Meanwhile, Triton's arch enemy, Beastblade, escapes from prison and swears revenge on Triton ("Beastblade"). Beastblade seduces Triton's ex-wife and has sex with her ("Deathwaltz"). Triton finds out about their get-together and knows that she is in danger and contemplates whether or not to save her ("Truth Orb and the Kill Pool").

He ultimately decides to save her, but gets kidnapped by Space Pirates as he tries to reach her. Triton is taken to a planet where a corrupt government runs gladiatorial games. There, he and the other slaves are forced to fight a giant worm.
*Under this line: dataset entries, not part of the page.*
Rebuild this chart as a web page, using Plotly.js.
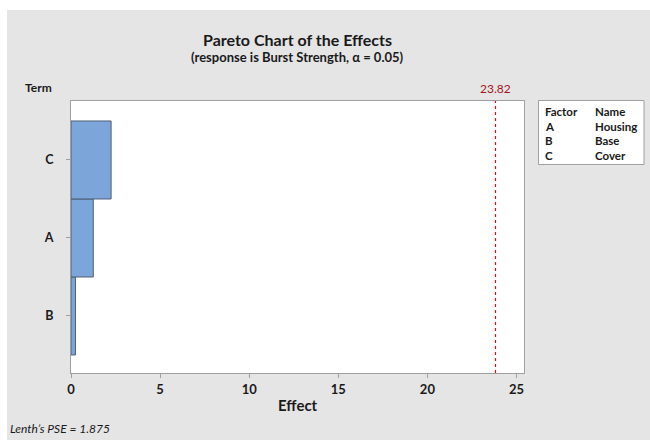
<!DOCTYPE html>
<html>
<head>
<meta charset="utf-8">
<script src="https://cdn.plot.ly/plotly-3.0.1.min.js"></script>
<style>
  html, body { margin: 0; padding: 0; background: #ffffff; width: 650px; height: 440px; overflow: hidden; }
  #chart { position: absolute; left: 7px; top: 10px; width: 643px; height: 430px; }
</style>
</head>
<body>
<div id="chart"></div>
<script>
// ---- data ----
const terms = ["B", "A", "C"];            // bottom to top
const effects = [0.25, 1.25, 2.25];
const criticalValue = 23.82;
const xTicks = [0, 5, 10, 15, 20, 25];
const factorCodes = ["A", "B", "C"];
const factorNames = ["Housing", "Base", "Cover"];
const titleText = "Pareto Chart of the Effects";
const subtitleText = "(response is Burst Strength, \u03b1 = 0.05)";
const pseText = "Lenth\u2019s PSE = 1.875";

// ---- layout geometry (page pixels) ----
const OX = 7, OY = 10;
const L = 64, R = 126, T = 91, B = 67;
const W = 643 - L - R, H = 430 - T - B;
const plotLeft = OX + L, plotBottom = OY + T + H;
const px = x => (x - plotLeft) / W;
const py = y => (plotBottom - y) / H;

const FONT = "Lato, 'Open Sans', sans-serif";
const txt = "#1a1a1a";

const annotations = [
  {text: "<b>" + titleText + "</b>", x: px(297.5), y: py(40), font: {size: 16, color: txt}},
  {text: "<b>" + subtitleText + "</b>", x: px(297.5), y: py(57), font: {size: 13, color: txt}},
  {text: "<b>Term</b>", x: px(23), y: py(88), xanchor: "left", font: {size: 12, color: txt}},
  {text: criticalValue.toFixed(2), x: criticalValue, xref: "x", y: py(89), font: {size: 12, color: "#a3151c"}},
  {text: "<b>Effect</b>", x: px(297.5), y: py(405), font: {size: 15, color: txt}},
  {text: "<i>" + pseText + "</i>", x: px(8), y: py(428), xanchor: "left", font: {size: 12, color: txt}},
  {text: "<b>Factor</b>", x: px(543), y: py(111.5), xanchor: "left", font: {size: 11.5, color: txt}},
  {text: "<b>Name</b>", x: px(593), y: py(111.5), xanchor: "left", font: {size: 11.5, color: txt}}
];
const rowY = [126, 140.5, 155];
factorCodes.forEach((c, i) => {
  annotations.push({text: "<b>" + c + "</b>", x: px(543), y: py(rowY[i]), xanchor: "left", font: {size: 11.5, color: txt}});
  annotations.push({text: "<b>" + factorNames[i] + "</b>", x: px(593), y: py(rowY[i]), xanchor: "left", font: {size: 11.5, color: txt}});
});
annotations.forEach(a => {
  if (!a.xref) a.xref = "paper";
  a.yref = "paper";
  if (!a.xanchor) a.xanchor = "center";
  a.yanchor = "middle";
  a.showarrow = false;
  a.font.family = FONT;
});

const data = [{
  type: "bar",
  orientation: "h",
  x: effects,
  y: [0, 1, 2],
  width: 1,
  marker: {color: "#7ca6da", line: {color: "#4d5f75", width: 1}},
  hoverinfo: "x+y"
}];

const layout = {
  width: 643, height: 430,
  margin: {l: L, r: R, t: T, b: B, pad: 0},
  paper_bgcolor: "#e5e5e5",
  plot_bgcolor: "#ffffff",
  showlegend: false,
  font: {family: FONT, color: txt},
  bargap: 0,
  xaxis: {
    range: [0, 25.42],
    tickvals: xTicks,
    ticktext: xTicks.map(v => "<b>" + v + "</b>"),
    ticks: "outside", ticklen: 4, tickcolor: "#a0a0a0", tickwidth: 1,
    showgrid: false, zeroline: false,
    showline: true, linecolor: "#a0a0a0", linewidth: 1, mirror: true,
    tickfont: {size: 13, color: txt, family: FONT},
    fixedrange: true
  },
  yaxis: {
    range: [-0.731, 2.756],
    tickvals: [0, 1, 2],
    ticktext: terms.map(t => "<b>" + t + "</b>"),
    ticks: "outside", ticklen: 4, tickcolor: "#a0a0a0", tickwidth: 1,
    ticklabelstandoff: 10,
    showgrid: false, zeroline: false,
    showline: true, linecolor: "#a0a0a0", linewidth: 1, mirror: true,
    tickfont: {size: 12.5, color: txt, family: FONT},
    fixedrange: true
  },
  shapes: [
    {type: "line", xref: "x", yref: "paper", x0: criticalValue, x1: criticalValue, y0: 0, y1: 1,
     line: {color: "#ff0000", width: 1.2, dash: "dot"}},
    {type: "rect", xref: "paper", yref: "paper", x0: px(538.5), x1: px(644), y0: py(100.5), y1: py(164.5),
     fillcolor: "#ffffff", line: {color: "#a0a0a0", width: 1}}
  ],
  annotations: annotations
};

Plotly.newPlot("chart", data, layout, {displayModeBar: false, staticPlot: true});
</script>
</body>
</html>
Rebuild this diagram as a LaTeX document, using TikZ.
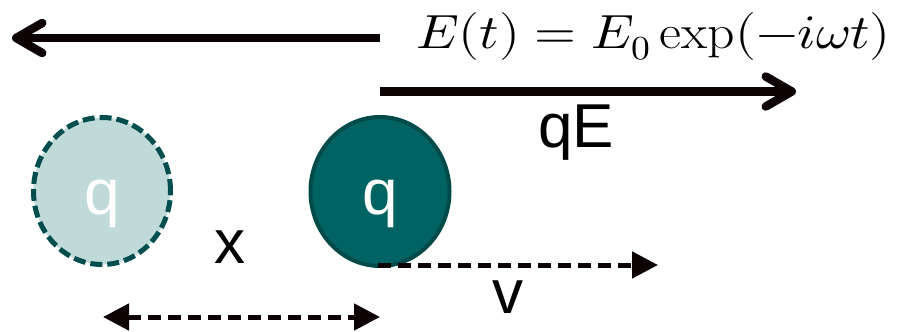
\documentclass[tikz,border=0pt]{standalone}
\usepackage{fontspec}
\usepackage{unicode-math}
\setmathfont{Latin Modern Math}
\setsansfont{Liberation Sans}
\usetikzlibrary{arrows.meta,shapes.geometric}
\definecolor{ink}{HTML}{0D0305}
\definecolor{ghostfill}{HTML}{C0DADA}
\definecolor{tealedge}{HTML}{004D4D}
\definecolor{tealfill}{HTML}{006363}
\definecolor{tealrim}{HTML}{004A4A}
\tikzset{
  bigarrow/.style={draw=ink, line width=8.5pt, -{Straight Barb[length=26pt,width=30pt,round]}},
  dasharrow/.style={draw=ink, line width=5pt, dash pattern=on 13pt off 7pt, -{Triangle[length=26pt,width=26pt]}},
  ghost/.style={ellipse, draw=tealedge, fill=ghostfill, line width=5pt, dash pattern=on 12pt off 5pt, minimum width=137pt, minimum height=147pt, inner sep=0pt},
  charge/.style={ellipse, draw=tealrim, fill=tealfill, line width=4pt, minimum width=139pt, minimum height=149pt, inner sep=0pt},
  qlabel/.style={text=white, font=\sffamily\fontsize{64}{70}\selectfont, anchor=base, inner sep=0pt},
  lbl/.style={text=black, font=\sffamily\fontsize{62}{70}\selectfont, anchor=base, inner sep=0pt}
}
\begin{document}
\begin{tikzpicture}[x=1pt,y=-1pt]
\useasboundingbox (0,0) rectangle (897,332);
% charges
\node[ghost] (lc) at (102,191) {};
\node[charge] (rc) at (380,191.5) {};
\node[qlabel] (lq) at (102,214) {q};
\node[qlabel] (rq) at (380,214) {q};
% field arrows
\coordinate (fa) at (380,38);
\coordinate (fb) at (12,38);
\draw[bigarrow] (fa) -- (fb);
\coordinate (ga) at (380,91.5);
\coordinate (gb) at (796,91.5);
\draw[bigarrow] (ga) -- (gb);
\node[anchor=base west, inner sep=0pt, font=\fontsize{48}{54}\selectfont] (eq) at (416,48) {\scalebox{1.12}[1]{$E(t) = E_0\exp(-i\omega t)$}};
\node[lbl] (qE) at (576,147) {qE};
% displacement
\coordinate (da) at (103,317);
\coordinate (db) at (380,317);
\draw[dasharrow, {Triangle[length=26pt,width=26pt]}-{Triangle[length=26pt,width=26pt]}] (da) -- (db);
\node[lbl] (xl) at (230,263) {x};
% velocity
\coordinate (va) at (378,265);
\coordinate (vb) at (658,265);
\draw[dasharrow] (va) -- (vb);
\node[lbl] (vl) at (508,313) {v};
\end{tikzpicture}
\end{document}
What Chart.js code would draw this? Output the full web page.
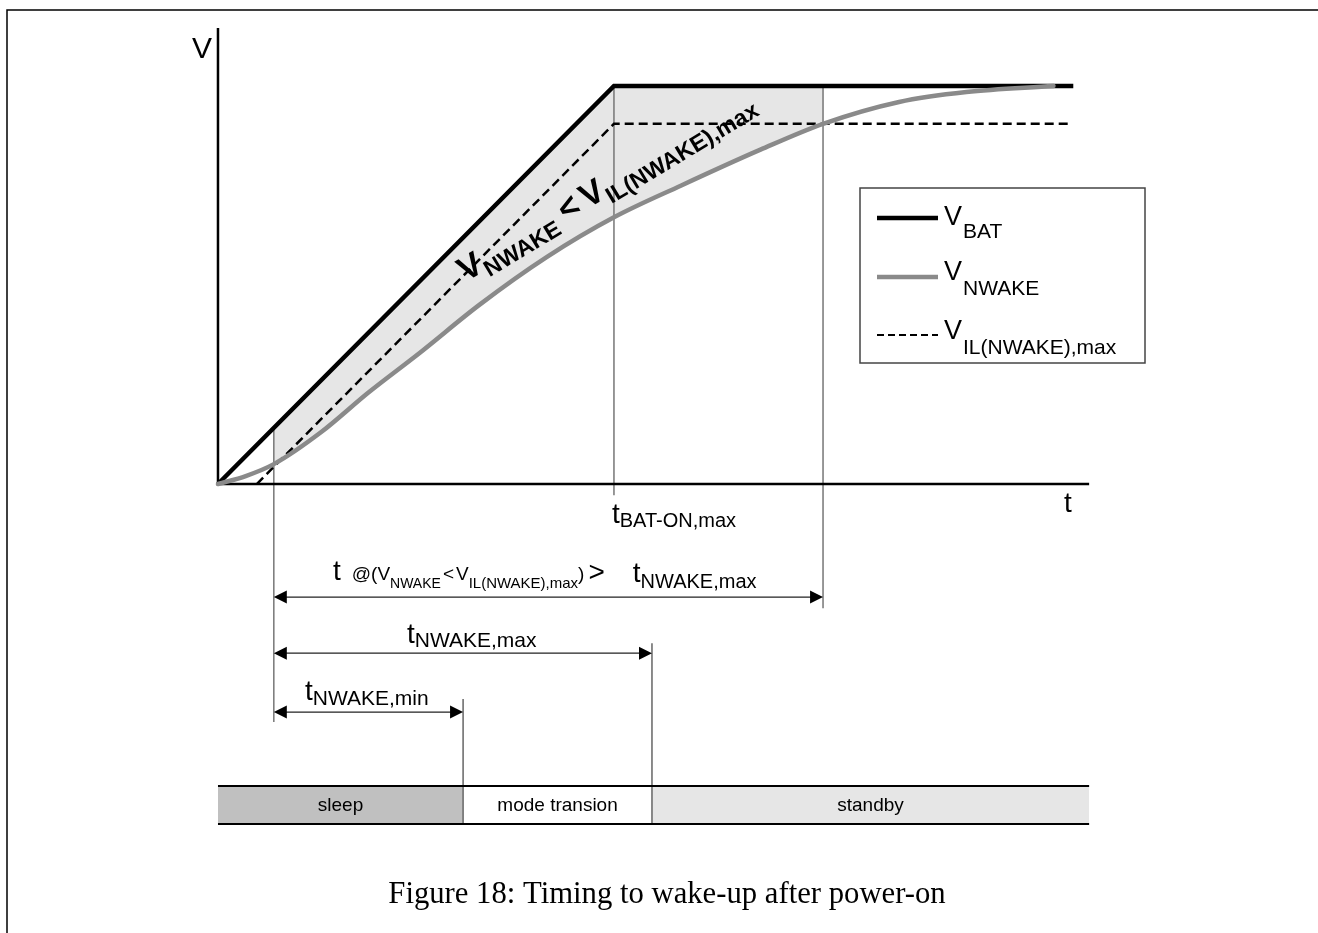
<!DOCTYPE html>
<html>
<head>
<meta charset="utf-8">
<script src="https://cdn.jsdelivr.net/npm/chart.js@4.4.1/dist/chart.umd.min.js"></script>
<style>
  html, body { margin: 0; padding: 0; background: #fff; }
  #wrap { width: 1318px; height: 933px; }
</style>
</head>
<body>
<div id="wrap"><canvas id="timing" width="1318" height="933"></canvas></div>
<script>
// supply ramp (t in arbitrary units, t_BAT-ON,max = 10, V_BAT = 10)
const vbatT = [0, 10, 21.6];
const vbatV = [0, 10, 10];
// voltage on the NWAKE pin
const nwakeT = [0, 0.7, 1.41, 2.6, 3.8, 5.1, 6.6, 8.3, 10, 11.7, 13.7, 15.28, 17.2, 18.9, 21.1];
const nwakeV = [0, 0.2, 0.5, 1.3, 2.3, 3.3, 4.5, 5.7, 6.7, 7.5, 8.4, 9.05, 9.6, 9.85, 10];
// input low threshold
const vilT = [0.98, 10, 21.55];
const vilV = [0, 9.05, 9.05];

// time marks
const tLowStart = 1.41;  // V_NWAKE drops under V_IL
const tBatOn = 10;
const tLowEnd = 15.28;   // V_NWAKE back over V_IL
const tWakeMin = 6.19;
const tWakeMax = 10.96;
const tEnd = 22;
const vTop = 11.46;

// shaded zone (upper edge follows V_BAT)
const bandT = [tLowStart, tBatOn, tLowEnd];
const bandV = [1.41, 10, 10];

// operating modes
const modeNames = ['sleep', 'mode transion', 'standby'];
const modeStart = [0, tWakeMin, tWakeMax];
const modeEnd = [tWakeMin, tWakeMax, tEnd];

// dimension arrows: from / to
const arrowFrom = [tLowStart, tLowStart, tLowStart];
const arrowTo = [tLowEnd, tWakeMax, tWakeMin];

// layout (in V units below the t axis)
const lay = {
  arrowY: [-2.84, -4.25, -5.73],
  barTop: -7.59,
  barBottom: -8.54,
  markTop: [1.41, 10, 10],
  markBottom: [-5.98, -0.28, -3.12],
  modeMarkTop: [-5.4, -4.0]
};

const SANS = "'Liberation Sans', Arial, sans-serif";
const SERIF = "'Liberation Serif', 'DejaVu Serif', serif";
const GREY = '#8a8a8a';
const SHADE = '#e6e6e6';
const modeColors = ['#c0c0c0', '#ffffff', SHADE];

function pts(ts, vs) {
    return ts.map((t, i) => ({ x: t, y: vs[i] }));
}

function thinLine(data, color, width) {
    return { data: data, borderColor: color, borderWidth: width, pointRadius: 0, fill: false };
}

const datasets = [
    { label: 'V_NWAKE', data: pts(nwakeT, nwakeV), borderColor: GREY, borderWidth: 4.5,
      cubicInterpolationMode: 'monotone', borderCapStyle: 'round', pointRadius: 0, fill: false },
    { label: 'V_BAT', data: pts(vbatT, vbatV), borderColor: '#000', borderWidth: 4.5, pointRadius: 0, fill: false },
    { label: 'V_IL', data: pts(vilT, vilV), borderColor: '#000', borderWidth: 2.5, borderDash: [9, 5],
      pointRadius: 0, fill: false },
    // axes
    thinLine([{ x: 0, y: vTop }, { x: 0, y: 0 }, { x: tEnd, y: 0 }], '#000', 2.5),
    // bar outline
    thinLine([{ x: 0, y: lay.barTop }, { x: tEnd, y: lay.barTop }], '#000', 2),
    thinLine([{ x: 0, y: lay.barBottom }, { x: tEnd, y: lay.barBottom }], '#000', 2)
];

// vertical time marks
[tLowStart, tBatOn, tLowEnd].forEach((t, i) => {
    datasets.push(thinLine([{ x: t, y: lay.markTop[i] }, { x: t, y: lay.markBottom[i] }], '#777', 1.5));
});
[tWakeMin, tWakeMax].forEach((t, i) => {
    datasets.push(thinLine([{ x: t, y: lay.modeMarkTop[i] }, { x: t, y: lay.barBottom }], '#666', 1.5));
});

// shaded zone between V_BAT and V_NWAKE
datasets.push({ data: pts(bandT, bandV), borderWidth: 0, pointRadius: 0,
    fill: { target: 0, above: SHADE, below: SHADE }, backgroundColor: SHADE });

// mode bar fills
modeNames.forEach((m, i) => {
    datasets.push({ data: [{ x: modeStart[i], y: lay.barTop }, { x: modeEnd[i], y: lay.barTop }],
        borderWidth: 0, pointRadius: 0, backgroundColor: modeColors[i],
        fill: { value: lay.barBottom } });
});

function rich(ctx, x, y, parts, bold) {
    let cx = x;
    parts.forEach(p => {
        cx += p.gap || 0;
        ctx.font = (bold ? 'bold ' : '') + p.s + 'px ' + SANS;
        ctx.fillText(p.t, cx, y + (p.dy || 0));
        cx += ctx.measureText(p.t).width;
    });
    return cx;
}

function arrowHead(ctx, x, y, dir) {
    ctx.beginPath();
    ctx.moveTo(x, y);
    ctx.lineTo(x - dir * 13, y - 6.5);
    ctx.lineTo(x - dir * 13, y + 6.5);
    ctx.closePath();
    ctx.fill();
}

const decor = {
    id: 'decor',
    beforeDraw(chart) {
        const ctx = chart.ctx;
        ctx.save();
        ctx.fillStyle = '#fff';
        ctx.fillRect(0, 0, chart.width, chart.height);
        // frame of the figure
        ctx.strokeStyle = '#000';
        ctx.lineWidth = 1.5;
        ctx.beginPath();
        ctx.moveTo(7, chart.height);
        ctx.lineTo(7, 10);
        ctx.lineTo(chart.width, 10);
        ctx.stroke();
        ctx.restore();
    },
    afterDatasetsDraw(chart) {
        const ctx = chart.ctx;
        const X = v => chart.scales.x.getPixelForValue(v);
        const Y = v => chart.scales.y.getPixelForValue(v);
        ctx.save();
        ctx.fillStyle = '#000';
        ctx.textBaseline = 'alphabetic';
        ctx.textAlign = 'left';

        // dimension arrows
        ctx.strokeStyle = '#222';
        ctx.lineWidth = 1.3;
        arrowFrom.forEach((f, i) => {
            const y = Y(lay.arrowY[i]);
            ctx.beginPath();
            ctx.moveTo(X(f) + 4, y);
            ctx.lineTo(X(arrowTo[i]) - 4, y);
            ctx.stroke();
            arrowHead(ctx, X(f), y, -1);
            arrowHead(ctx, X(arrowTo[i]), y, 1);
        });

        // axis names
        rich(ctx, 192, 58, [{ t: 'V', s: 30 }]);
        rich(ctx, 1064, 512, [{ t: 't', s: 28 }]);

        // time labels
        rich(ctx, X(tBatOn) - 2, 523, [{ t: 't', s: 28 }, { t: 'BAT-ON,max', s: 20, dy: 4 }]);
        rich(ctx, 333, 580, [
            { t: 't', s: 28 }, { t: '@(V', s: 19, gap: 11 }, { t: 'NWAKE', s: 14, dy: 8 },
            { t: '<', s: 19, gap: 2 }, { t: 'V', s: 19, gap: 2 }, { t: 'IL(NWAKE),max', s: 15, dy: 8 },
            { t: ')', s: 19 }, { t: '>', s: 28, gap: 4, dy: 1 }, { t: 't', s: 28, gap: 28, dy: 2 },
            { t: 'NWAKE,max', s: 20, dy: 8 }
        ]);
        rich(ctx, 407, 643, [{ t: 't', s: 28 }, { t: 'NWAKE,max', s: 21, dy: 4 }]);
        rich(ctx, 305, 700, [{ t: 't', s: 28 }, { t: 'NWAKE,min', s: 21, dy: 5 }]);

        // slanted zone label
        ctx.save();
        ctx.translate(466, 282);
        ctx.rotate(-31 * Math.PI / 180);
        rich(ctx, 0, 0, [
            { t: 'V', s: 34 }, { t: 'NWAKE', s: 23, dy: 8 }, { t: '<', s: 34, gap: 8 },
            { t: 'V', s: 34, gap: 6 }, { t: 'IL(NWAKE),max', s: 23, dy: 8 }
        ], true);
        ctx.restore();

        // mode names
        ctx.textAlign = 'center';
        ctx.font = '19px ' + SANS;
        modeNames.forEach((m, i) => {
            ctx.fillText(m, (X(modeStart[i]) + X(modeEnd[i])) / 2, 811);
        });
        ctx.textAlign = 'left';

        // legend
        ctx.strokeStyle = '#444';
        ctx.lineWidth = 1.5;
        ctx.strokeRect(860, 188, 285, 175);
        const rows = [
            { ds: chart.data.datasets[1], sub: 'BAT', ly: 218, vy: 225, sy: 238 },
            { ds: chart.data.datasets[0], sub: 'NWAKE', ly: 277, vy: 280, sy: 295 },
            { ds: chart.data.datasets[2], sub: 'IL(NWAKE),max', ly: 335, vy: 339, sy: 354 }
        ];
        rows.forEach(r => {
            ctx.strokeStyle = r.ds.borderColor;
            ctx.lineWidth = r.ds.borderDash ? 2 : r.ds.borderWidth;
            ctx.setLineDash(r.ds.borderDash ? [7, 4] : []);
            ctx.beginPath();
            ctx.moveTo(877, r.ly);
            ctx.lineTo(938, r.ly);
            ctx.stroke();
            ctx.setLineDash([]);
            rich(ctx, 944, r.vy, [{ t: 'V', s: 27 }]);
            rich(ctx, 963, r.sy, [{ t: r.sub, s: 21 }]);
        });

        // caption
        const cap = 'Figure 18: Timing to wake-up after power-on';
        ctx.font = '26px ' + SERIF;
        const size = 26 * 557 / ctx.measureText(cap).width;
        ctx.font = size.toFixed(1) + 'px ' + SERIF;
        ctx.textAlign = 'center';
        ctx.fillText(cap, 667, 903);
        ctx.restore();
    }
};

new Chart(document.getElementById('timing'), {
    type: 'line',
    data: { datasets: datasets },
    options: {
        responsive: false,
        animation: false,
        events: [],
        layout: { padding: 0, autoPadding: false },
        scales: {
            x: { type: 'linear', display: false, min: -5.505, max: 27.78 },
            y: { type: 'linear', display: false, min: -11.281, max: 12.161 }
        },
        plugins: {
            legend: { display: false },
            tooltip: { enabled: false },
            filler: { drawTime: 'beforeDatasetsDraw' }
        }
    },
    plugins: [decor]
});
</script>
</body>
</html>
Meanwhile, his ex-wife realizes that she is in danger as Beastblade reveals that he plans to kill her and then Triton ("You Can't Run Away").

Triton unites his fellow slaves in the arena and defeats the giant worm. They then turn against their masters and the crowd ("Arena War of the Immortal Masters"). A large space battle ensues as Triton destroys the Space Pirates and the government that ran the arena games.

Afterward, Triton rushes to save his ex-wife ("Dangertits"). Triton has his final confrontation with Beastblade and kills him. Saving his ex-wife one last time, Triton and his ex-wife part ways ("On My Way").

==Release and background==
Upon release the album was available for purchase exclusively on Brendon Small's website, and later as a digital download on iTunes and Amazon. The album sold poorly in the first week of sales, selling only about 1,206 copies.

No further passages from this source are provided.